Historically, many businesses have looked to use redundancy processes to shift employees who are underperforming or otherwise not meeting expectations in some way. However, it is important to note that a redundancy process is a wrong way of managing that situation. If an employee performs below expectations in terms of their work, you will need to undergo a performance improvement process with them. On the other hand, if an employee has committed some kind of problematic deed or behaviour, a misconduct process may be the right avenue. In neither situation will a redundancy suffice. As such, your business is at risk of a personal grievance if you launched the redundancy process under false pretences to move a particular staff member on. 

Failing to Consult

There are significant consultation requirements in a change process, particularly when your business is proposing cutting roles. A common mistake from employers is to deliver a proposal for a restructure or change process as a fait accompli. This is an assertion to staff that the proposal will almost certainly go through in its current form. Failing to consult is an issue as it suggests that your business is not genuinely considering feedback from employees. As such, it is not meeting its requirements under employment law for a fair process. 

When you have a proposal for a change process, you must:

  • genuinely ask for feedback from employees; 
  • give them time to consider what you are proposing and draft feedback; and 
  • allow more time for your business to consider the feedback. 

Before finalising the change process, you should draft a decision document. This document should explain whether the proposal will be changing in any way in response to employee feedback. This is an excellent opportunity to seek constructive feedback on the proposal. Likewise, it demonstrates to staff that you are genuinely engaging with them on a process that may be upsetting and stressful for many. 

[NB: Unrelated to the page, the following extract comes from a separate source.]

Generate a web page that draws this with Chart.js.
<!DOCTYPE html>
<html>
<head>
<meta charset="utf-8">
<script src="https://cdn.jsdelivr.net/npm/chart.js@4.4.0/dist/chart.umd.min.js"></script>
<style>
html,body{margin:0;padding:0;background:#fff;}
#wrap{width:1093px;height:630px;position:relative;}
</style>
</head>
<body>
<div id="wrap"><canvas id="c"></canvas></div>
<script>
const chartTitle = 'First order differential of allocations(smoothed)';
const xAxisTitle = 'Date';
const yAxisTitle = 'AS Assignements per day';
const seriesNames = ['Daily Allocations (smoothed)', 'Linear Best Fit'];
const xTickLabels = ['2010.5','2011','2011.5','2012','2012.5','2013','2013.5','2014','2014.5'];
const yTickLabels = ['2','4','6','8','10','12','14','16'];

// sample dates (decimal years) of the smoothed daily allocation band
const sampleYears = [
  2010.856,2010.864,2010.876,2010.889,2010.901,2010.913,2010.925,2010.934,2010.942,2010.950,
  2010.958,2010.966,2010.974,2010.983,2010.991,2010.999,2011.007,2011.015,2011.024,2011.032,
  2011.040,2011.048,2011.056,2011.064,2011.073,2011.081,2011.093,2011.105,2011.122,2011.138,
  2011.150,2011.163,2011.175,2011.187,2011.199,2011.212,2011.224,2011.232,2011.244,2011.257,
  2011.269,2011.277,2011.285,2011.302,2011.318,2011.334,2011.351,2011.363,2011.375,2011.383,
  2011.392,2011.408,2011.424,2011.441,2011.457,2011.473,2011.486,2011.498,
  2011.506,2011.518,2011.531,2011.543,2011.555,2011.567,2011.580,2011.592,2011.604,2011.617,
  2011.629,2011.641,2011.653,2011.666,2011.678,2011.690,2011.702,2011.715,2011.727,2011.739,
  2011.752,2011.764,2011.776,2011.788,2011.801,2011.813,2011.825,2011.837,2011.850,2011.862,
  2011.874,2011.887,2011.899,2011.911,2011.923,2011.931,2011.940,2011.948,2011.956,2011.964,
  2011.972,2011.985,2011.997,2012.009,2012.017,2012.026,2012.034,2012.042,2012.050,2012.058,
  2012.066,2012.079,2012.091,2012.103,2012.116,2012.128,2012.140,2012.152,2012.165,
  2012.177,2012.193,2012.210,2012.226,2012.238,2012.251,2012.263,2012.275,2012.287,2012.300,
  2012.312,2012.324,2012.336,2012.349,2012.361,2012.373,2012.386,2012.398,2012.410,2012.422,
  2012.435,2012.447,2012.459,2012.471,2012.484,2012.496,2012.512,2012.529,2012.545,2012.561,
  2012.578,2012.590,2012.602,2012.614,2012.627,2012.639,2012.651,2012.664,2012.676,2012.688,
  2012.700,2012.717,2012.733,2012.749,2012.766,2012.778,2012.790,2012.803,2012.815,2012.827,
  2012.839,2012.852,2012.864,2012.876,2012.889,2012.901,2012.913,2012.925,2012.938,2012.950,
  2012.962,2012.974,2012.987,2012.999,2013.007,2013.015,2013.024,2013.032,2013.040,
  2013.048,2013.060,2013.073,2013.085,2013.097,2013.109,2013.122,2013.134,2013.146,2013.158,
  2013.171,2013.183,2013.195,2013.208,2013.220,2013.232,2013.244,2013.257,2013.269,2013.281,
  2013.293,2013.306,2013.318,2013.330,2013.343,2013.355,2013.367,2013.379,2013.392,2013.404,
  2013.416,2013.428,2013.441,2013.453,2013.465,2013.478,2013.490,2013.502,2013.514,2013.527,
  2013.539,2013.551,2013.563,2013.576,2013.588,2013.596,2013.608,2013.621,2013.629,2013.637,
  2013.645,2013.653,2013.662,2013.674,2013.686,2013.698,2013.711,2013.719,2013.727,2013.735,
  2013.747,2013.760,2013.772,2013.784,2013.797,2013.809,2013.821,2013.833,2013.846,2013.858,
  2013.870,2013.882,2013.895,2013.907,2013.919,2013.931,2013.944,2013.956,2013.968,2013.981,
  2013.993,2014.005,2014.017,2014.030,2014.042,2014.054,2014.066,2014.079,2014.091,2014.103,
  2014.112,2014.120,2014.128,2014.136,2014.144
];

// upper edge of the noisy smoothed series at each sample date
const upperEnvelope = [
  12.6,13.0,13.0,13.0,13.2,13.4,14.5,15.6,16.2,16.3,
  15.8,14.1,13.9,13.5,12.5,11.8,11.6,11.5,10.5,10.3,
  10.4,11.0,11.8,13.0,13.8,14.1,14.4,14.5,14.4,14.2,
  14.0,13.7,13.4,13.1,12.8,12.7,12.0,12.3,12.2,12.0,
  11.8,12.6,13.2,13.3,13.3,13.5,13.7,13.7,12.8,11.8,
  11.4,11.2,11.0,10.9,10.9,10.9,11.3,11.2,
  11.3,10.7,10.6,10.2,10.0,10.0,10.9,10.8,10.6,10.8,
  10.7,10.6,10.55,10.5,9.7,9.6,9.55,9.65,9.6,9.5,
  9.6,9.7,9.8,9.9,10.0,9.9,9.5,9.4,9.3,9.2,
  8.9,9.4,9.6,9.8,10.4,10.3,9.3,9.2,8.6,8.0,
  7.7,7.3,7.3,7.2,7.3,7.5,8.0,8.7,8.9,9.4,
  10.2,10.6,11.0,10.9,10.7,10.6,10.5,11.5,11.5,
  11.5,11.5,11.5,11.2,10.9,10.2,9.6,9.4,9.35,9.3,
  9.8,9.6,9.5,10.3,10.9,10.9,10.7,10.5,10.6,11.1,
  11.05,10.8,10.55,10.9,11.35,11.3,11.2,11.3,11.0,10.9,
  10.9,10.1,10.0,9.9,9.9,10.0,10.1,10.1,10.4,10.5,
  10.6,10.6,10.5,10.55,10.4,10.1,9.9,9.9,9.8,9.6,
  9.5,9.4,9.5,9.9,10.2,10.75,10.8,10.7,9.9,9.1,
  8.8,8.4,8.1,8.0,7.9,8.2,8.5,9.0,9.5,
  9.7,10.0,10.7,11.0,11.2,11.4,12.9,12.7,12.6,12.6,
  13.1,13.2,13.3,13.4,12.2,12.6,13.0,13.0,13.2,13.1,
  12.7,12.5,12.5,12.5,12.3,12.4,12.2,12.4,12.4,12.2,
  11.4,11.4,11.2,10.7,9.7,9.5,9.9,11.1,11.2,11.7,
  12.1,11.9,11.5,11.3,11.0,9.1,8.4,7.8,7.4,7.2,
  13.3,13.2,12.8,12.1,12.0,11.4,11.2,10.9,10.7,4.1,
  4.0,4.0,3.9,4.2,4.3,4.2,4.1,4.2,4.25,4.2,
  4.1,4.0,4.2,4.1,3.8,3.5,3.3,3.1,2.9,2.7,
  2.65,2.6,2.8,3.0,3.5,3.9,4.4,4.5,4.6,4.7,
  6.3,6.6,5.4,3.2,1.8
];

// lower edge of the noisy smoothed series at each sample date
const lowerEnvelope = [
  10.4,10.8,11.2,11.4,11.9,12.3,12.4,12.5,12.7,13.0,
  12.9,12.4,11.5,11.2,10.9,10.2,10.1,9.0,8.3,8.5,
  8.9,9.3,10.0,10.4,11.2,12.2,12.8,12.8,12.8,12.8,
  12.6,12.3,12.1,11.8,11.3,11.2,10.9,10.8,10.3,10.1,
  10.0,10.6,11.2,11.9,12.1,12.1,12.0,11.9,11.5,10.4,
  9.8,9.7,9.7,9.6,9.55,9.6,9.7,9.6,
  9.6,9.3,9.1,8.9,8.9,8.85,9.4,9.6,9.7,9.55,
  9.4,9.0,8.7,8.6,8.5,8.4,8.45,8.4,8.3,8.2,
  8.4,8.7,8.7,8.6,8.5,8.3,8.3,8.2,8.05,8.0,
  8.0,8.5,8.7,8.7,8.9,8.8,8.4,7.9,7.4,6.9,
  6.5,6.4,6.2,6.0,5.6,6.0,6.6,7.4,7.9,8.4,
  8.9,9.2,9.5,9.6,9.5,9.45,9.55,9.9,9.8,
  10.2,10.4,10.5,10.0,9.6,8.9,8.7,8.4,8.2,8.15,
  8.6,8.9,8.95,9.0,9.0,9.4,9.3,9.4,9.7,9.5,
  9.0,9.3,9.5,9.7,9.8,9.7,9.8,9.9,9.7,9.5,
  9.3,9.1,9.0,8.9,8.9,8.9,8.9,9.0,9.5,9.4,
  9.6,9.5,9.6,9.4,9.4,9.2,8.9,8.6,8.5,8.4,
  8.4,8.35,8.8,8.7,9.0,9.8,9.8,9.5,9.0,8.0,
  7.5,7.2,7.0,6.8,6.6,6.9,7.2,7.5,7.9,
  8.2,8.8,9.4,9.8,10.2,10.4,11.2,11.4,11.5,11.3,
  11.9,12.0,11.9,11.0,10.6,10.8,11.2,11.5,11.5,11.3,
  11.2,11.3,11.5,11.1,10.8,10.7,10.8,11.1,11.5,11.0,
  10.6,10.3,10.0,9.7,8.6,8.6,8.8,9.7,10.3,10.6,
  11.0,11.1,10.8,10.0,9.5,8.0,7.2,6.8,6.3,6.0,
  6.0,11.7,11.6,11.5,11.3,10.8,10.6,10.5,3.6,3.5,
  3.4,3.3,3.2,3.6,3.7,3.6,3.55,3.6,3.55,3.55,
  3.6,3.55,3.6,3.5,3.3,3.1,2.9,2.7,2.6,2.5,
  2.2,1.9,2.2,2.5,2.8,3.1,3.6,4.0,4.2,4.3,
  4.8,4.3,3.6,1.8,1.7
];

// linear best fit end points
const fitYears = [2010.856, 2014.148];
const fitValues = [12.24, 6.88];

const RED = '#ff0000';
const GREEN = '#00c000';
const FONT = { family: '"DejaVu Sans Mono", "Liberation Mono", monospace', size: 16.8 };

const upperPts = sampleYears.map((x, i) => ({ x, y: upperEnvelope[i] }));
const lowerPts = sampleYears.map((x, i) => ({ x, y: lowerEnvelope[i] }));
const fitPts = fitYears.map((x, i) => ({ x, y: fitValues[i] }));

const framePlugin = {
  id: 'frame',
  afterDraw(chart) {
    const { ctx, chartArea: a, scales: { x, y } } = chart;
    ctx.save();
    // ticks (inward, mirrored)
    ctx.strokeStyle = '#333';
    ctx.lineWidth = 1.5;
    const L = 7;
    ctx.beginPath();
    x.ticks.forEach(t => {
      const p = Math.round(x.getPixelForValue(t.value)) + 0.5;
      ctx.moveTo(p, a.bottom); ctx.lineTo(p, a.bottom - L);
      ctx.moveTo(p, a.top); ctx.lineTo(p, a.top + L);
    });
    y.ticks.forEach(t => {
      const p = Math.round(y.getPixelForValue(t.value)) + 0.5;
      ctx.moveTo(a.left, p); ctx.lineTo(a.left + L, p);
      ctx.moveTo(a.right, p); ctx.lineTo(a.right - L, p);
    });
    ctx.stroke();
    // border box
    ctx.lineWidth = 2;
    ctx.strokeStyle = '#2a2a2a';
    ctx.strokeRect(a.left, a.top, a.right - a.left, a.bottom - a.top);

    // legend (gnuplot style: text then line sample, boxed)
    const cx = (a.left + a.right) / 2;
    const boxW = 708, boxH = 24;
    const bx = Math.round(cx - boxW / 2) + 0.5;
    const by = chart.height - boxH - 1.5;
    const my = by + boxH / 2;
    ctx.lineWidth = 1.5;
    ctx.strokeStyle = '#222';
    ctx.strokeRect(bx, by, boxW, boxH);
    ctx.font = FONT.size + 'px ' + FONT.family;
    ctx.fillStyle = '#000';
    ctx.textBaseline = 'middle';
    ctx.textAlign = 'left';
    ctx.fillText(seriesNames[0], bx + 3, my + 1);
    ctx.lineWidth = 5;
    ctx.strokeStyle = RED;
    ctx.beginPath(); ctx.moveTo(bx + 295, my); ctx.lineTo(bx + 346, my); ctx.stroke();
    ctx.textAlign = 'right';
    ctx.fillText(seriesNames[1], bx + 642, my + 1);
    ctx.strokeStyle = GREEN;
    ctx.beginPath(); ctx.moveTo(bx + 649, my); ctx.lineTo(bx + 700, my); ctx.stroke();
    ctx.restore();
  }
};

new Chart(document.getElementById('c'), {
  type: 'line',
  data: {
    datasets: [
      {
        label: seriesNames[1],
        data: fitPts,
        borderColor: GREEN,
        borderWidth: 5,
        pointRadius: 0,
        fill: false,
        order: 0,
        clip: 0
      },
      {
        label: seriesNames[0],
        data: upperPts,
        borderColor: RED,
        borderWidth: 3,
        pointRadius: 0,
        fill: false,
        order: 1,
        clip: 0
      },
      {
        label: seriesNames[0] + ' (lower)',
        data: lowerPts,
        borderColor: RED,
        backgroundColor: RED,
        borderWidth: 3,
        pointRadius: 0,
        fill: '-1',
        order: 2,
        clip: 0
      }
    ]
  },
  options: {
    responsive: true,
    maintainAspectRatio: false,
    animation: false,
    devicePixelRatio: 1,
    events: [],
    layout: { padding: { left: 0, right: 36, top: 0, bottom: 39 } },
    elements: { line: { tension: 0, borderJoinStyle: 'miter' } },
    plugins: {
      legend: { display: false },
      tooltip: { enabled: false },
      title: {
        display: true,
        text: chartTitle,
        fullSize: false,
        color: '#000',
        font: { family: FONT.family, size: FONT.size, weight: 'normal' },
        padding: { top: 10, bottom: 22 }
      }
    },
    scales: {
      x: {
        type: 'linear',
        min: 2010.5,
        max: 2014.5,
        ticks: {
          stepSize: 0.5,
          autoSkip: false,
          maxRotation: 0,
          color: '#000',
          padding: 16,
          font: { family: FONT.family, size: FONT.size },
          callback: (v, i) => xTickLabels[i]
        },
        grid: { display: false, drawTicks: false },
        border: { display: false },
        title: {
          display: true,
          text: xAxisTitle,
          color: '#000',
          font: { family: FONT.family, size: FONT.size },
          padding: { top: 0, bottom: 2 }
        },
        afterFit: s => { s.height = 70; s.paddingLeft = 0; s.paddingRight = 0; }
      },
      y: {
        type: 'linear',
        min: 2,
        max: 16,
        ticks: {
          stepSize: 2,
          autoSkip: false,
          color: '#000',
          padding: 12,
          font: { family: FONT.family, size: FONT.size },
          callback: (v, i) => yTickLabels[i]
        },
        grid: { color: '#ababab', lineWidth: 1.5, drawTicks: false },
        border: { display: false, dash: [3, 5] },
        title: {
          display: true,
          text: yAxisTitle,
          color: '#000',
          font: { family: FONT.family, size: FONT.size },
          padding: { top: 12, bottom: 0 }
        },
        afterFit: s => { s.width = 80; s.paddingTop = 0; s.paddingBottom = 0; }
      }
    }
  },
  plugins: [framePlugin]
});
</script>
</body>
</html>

Forgetting to Consider Redeployment Options

A common mistake is failing to consider redeployment options for employees whose roles are being cut from the new business structure. Your obligation is to try to redeploy employees elsewhere in the business if there is a reasonable way to do so. Of course, it may be that there is nowhere to redeploy the employee, particularly in small businesses. However, if this is the case, the best thing to do is still to genuinely see what your business can do and discuss possible options with the employee. For example, consider asking the employee in question if there is a possibility they would take on a new kind of role. 

Key Takeaways

Change processes are tricky, and no employer wants to make their employees redundant. However, if such a process does become necessary, ensure your business complies with its obligations under employment law. Common mistakes include framing the process as being about the people at risk of being made redundant rather than the roles themselves. In addition, businesses often underestimate their consultation requirements and sometimes forget to explore redeployment options for employees being made redundant. 

For more information about managing a change process, contact LegalVision’s employment lawyers on 0800 005 570 or complete the form on this page.

Frequently Asked Questions

Can you use a redundancy process to move on underperforming staff members?

No, you cannot. A redundancy process is separate from a poor performance process or performance improvement process. Consequently, your business should not undergo a redundancy process to dismiss employees underperforming.

Can misconduct make an employee’s role redundant?

No, misconduct is a separate process to a redundancy situation. It may be the case where you have lost trust and confidence in an employee because of a mistake they have made or bad behaviour they are displaying. In that case, you should specifically address these concerns rather than undergo a change process.

Do businesses always have to consult when undergoing a change process?

Yes, businesses always have to consult and engage with their employees when changing the business’ structure to affect employees.